# SET PROBLEM:
Write out every entry word for word.

********************

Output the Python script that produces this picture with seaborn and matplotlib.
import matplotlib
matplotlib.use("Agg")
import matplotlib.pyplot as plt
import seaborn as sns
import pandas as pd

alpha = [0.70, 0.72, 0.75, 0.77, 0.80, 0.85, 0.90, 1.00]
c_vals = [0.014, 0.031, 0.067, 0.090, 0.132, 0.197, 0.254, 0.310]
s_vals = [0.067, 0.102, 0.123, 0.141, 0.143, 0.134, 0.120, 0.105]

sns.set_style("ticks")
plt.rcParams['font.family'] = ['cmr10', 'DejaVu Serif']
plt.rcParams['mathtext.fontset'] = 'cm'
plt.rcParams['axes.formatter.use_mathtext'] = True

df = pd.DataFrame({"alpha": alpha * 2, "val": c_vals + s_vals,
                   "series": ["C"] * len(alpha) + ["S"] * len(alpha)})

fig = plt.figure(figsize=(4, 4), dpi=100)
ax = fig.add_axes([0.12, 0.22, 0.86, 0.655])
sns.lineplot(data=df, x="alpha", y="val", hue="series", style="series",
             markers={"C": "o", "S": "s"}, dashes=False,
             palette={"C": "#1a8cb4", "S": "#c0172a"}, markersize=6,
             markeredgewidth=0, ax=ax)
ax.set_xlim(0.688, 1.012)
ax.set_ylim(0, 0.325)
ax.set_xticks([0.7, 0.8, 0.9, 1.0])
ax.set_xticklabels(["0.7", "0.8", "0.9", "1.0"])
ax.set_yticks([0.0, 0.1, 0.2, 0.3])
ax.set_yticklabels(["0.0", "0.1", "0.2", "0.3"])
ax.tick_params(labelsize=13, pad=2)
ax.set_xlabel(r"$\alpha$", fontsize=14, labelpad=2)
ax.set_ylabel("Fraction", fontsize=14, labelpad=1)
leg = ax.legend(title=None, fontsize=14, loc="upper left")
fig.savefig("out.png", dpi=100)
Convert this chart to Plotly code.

********************

# RESULT:
Output the Python script that produces this picture with seaborn and matplotlib.
import matplotlib
matplotlib.use("Agg")
import matplotlib.pyplot as plt
import seaborn as sns
import pandas as pd

alpha = [0.70, 0.72, 0.75, 0.77, 0.80, 0.85, 0.90, 1.00]
c_vals = [0.014, 0.031, 0.067, 0.090, 0.132, 0.197, 0.254, 0.310]
s_vals = [0.067, 0.102, 0.123, 0.141, 0.143, 0.134, 0.120, 0.105]

sns.set_style("ticks")
plt.rcParams['font.family'] = ['cmr10', 'DejaVu Serif']
plt.rcParams['mathtext.fontset'] = 'cm'
plt.rcParams['axes.formatter.use_mathtext'] = True

df = pd.DataFrame({"alpha": alpha * 2, "val": c_vals + s_vals,
                   "series": ["C"] * len(alpha) + ["S"] * len(alpha)})

fig = plt.figure(figsize=(4, 4), dpi=100)
ax = fig.add_axes([0.12, 0.22, 0.86, 0.655])
sns.lineplot(data=df, x="alpha", y="val", hue="series", style="series",
             markers={"C": "o", "S": "s"}, dashes=False,
             palette={"C": "#1a8cb4", "S": "#c0172a"}, markersize=6,
             markeredgewidth=0, ax=ax)
ax.set_xlim(0.688, 1.012)
ax.set_ylim(0, 0.325)
ax.set_xticks([0.7, 0.8, 0.9, 1.0])
ax.set_xticklabels(["0.7", "0.8", "0.9", "1.0"])
ax.set_yticks([0.0, 0.1, 0.2, 0.3])
ax.set_yticklabels(["0.0", "0.1", "0.2", "0.3"])
ax.tick_params(labelsize=13, pad=2)
ax.set_xlabel(r"$\alpha$", fontsize=14, labelpad=2)
ax.set_ylabel("Fraction", fontsize=14, labelpad=1)
leg = ax.legend(title=None, fontsize=14, loc="upper left")
fig.savefig("out.png", dpi=100)
Convert this chart to Plotly code.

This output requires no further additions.